In particular, the NGO reports noted that clearfell logging operations; road construction and burning of logged areas directly threaten pristine, old-growth forests in areas outside the eastern and northern boundaries of the World Heritage property. The NGOs argued that critical areas of the Tasmanian Wilderness have not been included in the World Heritage property due to pressure from resource-extractive industries. Further that, the loss of these areas due to commercial forestry activities will impact on the wilderness value and integrity of the property itself. These reports highlight the fact that forestry activities compromise options for future extension of the World Heritage property. NGO reports called for comprehensive and independent assessment of the threats and their direct and indirect impacts on the World Heritage property.

IUCN and the World Heritage Centre note that commercial forestry activities in areas adjacent to the boundary of the World Heritage property have been the focus of on-going debate between the State Party and the Australian conservation NGOs, over a number of years. This issue has been raised in numerous State of Conservation reports to the Committee, since the extension of the property in 1989. In the evaluation report of this property, IUCN noted that there is forested land outside the property which may have World Heritage values and which would contribute to the integrity of the property. In addition, a number of other reports have raised concerns over forestry operations, including the associated risks of increased fire frequency and have called for an extension of the World Heritage property.

The 1997 Regional Forest Agreement (RFA) between the Federal and State Governments was designed to balance conservation needs with sustainable forestry needs. This process identified a number of the forest areas adjacent to the World Heritage property for inclusion in protected areas, while others were identified as suitable for timber harvesting. The State Party informed the 23rd session of the Committee (1999) that boundary extensions to the existing World Heritage Property would not be actively considered. The Australian Government contends that the RFA adequately addressed World Heritage issues and the ecologically sustainable management of forests in Tasmania. At the 23rd sessions of the World Heritage Committee in 1999, IUCN commented that important steps had been made by the RFA towards a comprehensive, adequate and representative reserve system, but also urged the State Party not to foreclose any options related to future extension of the World Heritage property. In particular, IUCN recommended that areas of the dedicated RFA reserve system, which have been identified as having World Heritage value, should be managed in a manner consistent with potential World Heritage status and should ideally be added to the World Heritage property as originally recommended by IUCN.

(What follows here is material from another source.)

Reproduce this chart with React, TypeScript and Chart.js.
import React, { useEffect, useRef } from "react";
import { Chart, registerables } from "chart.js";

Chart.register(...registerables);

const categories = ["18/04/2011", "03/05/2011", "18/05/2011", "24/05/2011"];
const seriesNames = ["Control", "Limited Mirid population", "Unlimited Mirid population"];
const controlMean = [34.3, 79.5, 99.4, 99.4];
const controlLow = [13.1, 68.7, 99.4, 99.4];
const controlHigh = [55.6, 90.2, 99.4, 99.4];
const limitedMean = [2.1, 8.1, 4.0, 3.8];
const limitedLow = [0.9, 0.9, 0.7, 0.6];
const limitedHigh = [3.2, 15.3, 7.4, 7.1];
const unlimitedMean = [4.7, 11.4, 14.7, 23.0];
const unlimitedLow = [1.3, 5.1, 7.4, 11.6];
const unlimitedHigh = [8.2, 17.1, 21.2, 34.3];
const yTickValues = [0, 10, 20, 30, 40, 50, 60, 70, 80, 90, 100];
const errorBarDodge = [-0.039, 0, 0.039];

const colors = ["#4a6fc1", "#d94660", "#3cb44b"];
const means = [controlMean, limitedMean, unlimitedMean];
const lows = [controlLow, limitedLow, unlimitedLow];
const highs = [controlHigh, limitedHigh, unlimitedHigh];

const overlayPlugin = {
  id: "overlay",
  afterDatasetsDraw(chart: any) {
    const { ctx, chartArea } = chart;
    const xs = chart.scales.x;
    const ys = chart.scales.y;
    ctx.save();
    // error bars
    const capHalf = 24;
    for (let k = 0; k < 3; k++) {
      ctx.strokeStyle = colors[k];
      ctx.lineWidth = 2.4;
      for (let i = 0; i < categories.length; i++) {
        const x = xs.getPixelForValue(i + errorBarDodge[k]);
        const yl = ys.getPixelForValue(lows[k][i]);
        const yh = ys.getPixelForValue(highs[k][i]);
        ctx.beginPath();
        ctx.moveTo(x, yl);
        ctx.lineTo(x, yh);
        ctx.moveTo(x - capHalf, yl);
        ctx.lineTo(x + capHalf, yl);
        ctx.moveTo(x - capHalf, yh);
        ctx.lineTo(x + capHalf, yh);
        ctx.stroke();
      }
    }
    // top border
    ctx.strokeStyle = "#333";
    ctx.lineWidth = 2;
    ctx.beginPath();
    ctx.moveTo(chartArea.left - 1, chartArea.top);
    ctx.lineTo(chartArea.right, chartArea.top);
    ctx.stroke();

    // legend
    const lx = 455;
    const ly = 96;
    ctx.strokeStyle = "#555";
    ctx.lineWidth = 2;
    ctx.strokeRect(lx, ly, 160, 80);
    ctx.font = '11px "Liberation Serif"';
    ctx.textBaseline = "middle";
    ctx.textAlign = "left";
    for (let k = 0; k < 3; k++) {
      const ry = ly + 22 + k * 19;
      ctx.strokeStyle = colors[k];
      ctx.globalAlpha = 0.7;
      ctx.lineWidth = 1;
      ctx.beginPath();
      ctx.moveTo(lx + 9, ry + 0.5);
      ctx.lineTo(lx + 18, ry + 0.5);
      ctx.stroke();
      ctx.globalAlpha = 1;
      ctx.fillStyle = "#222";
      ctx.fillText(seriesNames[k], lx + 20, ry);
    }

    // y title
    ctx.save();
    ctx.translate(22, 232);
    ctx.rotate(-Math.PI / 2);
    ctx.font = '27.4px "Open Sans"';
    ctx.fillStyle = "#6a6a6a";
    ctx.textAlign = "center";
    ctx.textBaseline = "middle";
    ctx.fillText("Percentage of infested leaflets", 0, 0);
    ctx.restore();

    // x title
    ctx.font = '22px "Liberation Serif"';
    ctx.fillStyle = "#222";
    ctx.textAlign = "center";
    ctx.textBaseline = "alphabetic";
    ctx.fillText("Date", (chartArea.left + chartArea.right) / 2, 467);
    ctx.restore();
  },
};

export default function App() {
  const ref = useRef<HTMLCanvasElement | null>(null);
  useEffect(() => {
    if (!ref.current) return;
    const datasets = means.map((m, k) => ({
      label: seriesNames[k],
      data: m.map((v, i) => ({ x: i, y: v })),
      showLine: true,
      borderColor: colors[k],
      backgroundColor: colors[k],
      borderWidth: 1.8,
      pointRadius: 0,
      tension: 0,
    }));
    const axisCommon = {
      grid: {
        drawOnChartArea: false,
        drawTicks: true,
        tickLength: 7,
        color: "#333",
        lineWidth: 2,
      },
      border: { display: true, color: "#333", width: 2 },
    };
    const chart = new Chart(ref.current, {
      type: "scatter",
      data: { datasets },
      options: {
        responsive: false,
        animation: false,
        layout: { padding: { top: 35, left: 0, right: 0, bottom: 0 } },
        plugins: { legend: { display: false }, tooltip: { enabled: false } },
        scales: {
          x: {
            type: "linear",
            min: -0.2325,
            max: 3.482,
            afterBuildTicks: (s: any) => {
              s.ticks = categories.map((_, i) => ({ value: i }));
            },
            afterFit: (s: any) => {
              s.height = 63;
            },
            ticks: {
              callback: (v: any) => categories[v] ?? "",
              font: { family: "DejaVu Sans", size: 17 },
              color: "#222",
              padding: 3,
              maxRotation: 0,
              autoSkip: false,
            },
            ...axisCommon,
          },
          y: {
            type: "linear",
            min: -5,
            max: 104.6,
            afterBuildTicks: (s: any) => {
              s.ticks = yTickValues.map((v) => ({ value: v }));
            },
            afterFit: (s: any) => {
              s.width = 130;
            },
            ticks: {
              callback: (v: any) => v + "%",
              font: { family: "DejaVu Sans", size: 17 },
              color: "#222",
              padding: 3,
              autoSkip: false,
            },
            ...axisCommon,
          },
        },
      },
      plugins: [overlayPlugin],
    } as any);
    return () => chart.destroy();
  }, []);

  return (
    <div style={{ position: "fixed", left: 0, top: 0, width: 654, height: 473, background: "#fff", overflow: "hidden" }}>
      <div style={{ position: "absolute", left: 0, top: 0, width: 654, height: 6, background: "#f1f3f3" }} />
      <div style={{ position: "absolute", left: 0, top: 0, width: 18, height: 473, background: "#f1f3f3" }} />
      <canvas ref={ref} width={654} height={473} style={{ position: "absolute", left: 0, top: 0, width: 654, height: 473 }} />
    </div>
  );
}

The State Party response of 10 May 2006 notes that the eastern boundary of the property adjoins State Forest or Crown Land, and that state forests are managed for multiple use including wood production, conservation and recreation. The State Party noted that in 2005 a Supplementary Tasmanian Regional Forest Agreement between Australian and Tasmanian Governments added 6,460 ha, including old growth tall wet eucalypt forest, to reserves along the eastern boundary of the property, notably in the Styx Valley, and as these areas will not be logged they provide greater buffer to the World Heritage property. The State Party also noted the Supplementary RFA will have a number of implications for Tasmanian production forests, including: an increase in protection of old growth forests, a new programme of incentives to protect forest on private land, an end date for clearing of native forest, and improved protection of rare, vulnerable and endangered vegetation communities.

The State Party’s response does not respond specifically to the concerns of the NGOs in relation to logging in a number of specific areas near the boundary of the property, nor does it provide maps to illustrate improvements to the buffer zone of the property. 

Analysis and Conclusions of the World Heritage Centre and the Advisory Bodies


Decision Adopted: 30 COM 7B.32

The World Heritage Committee,

1. Having examined Document WHC-06/30.COM/7B,

2. Commends the State Party for the implementation of a Supplementary Tasmanian Regional Forest Agreement, and recent efforts to increase the protection of old growth forests adjacent to the World Heritage property, thus increasing the buffer zone in certain areas;

3. Notes the concerns expressed by NGOs in relation to the impacts of logging adjacent to the World Heritage property and the potential for this activity to compromise options for future extensions to the World Heritage property;

4. Requests the State Party to submit a revised map of the World Heritage property, showing the areas of extended buffer zone and identifying other use zones directly adjacent to the boundary;

5. Notes that the World Heritage Centre has written to the State Party seeking comments on outstanding NGO concerns and that the State Party has indicated its willingness to provide a full response;

6. Requests the State Party to submit to the World Heritage Centre by 1 February 2007 a report on progress on the issues identified.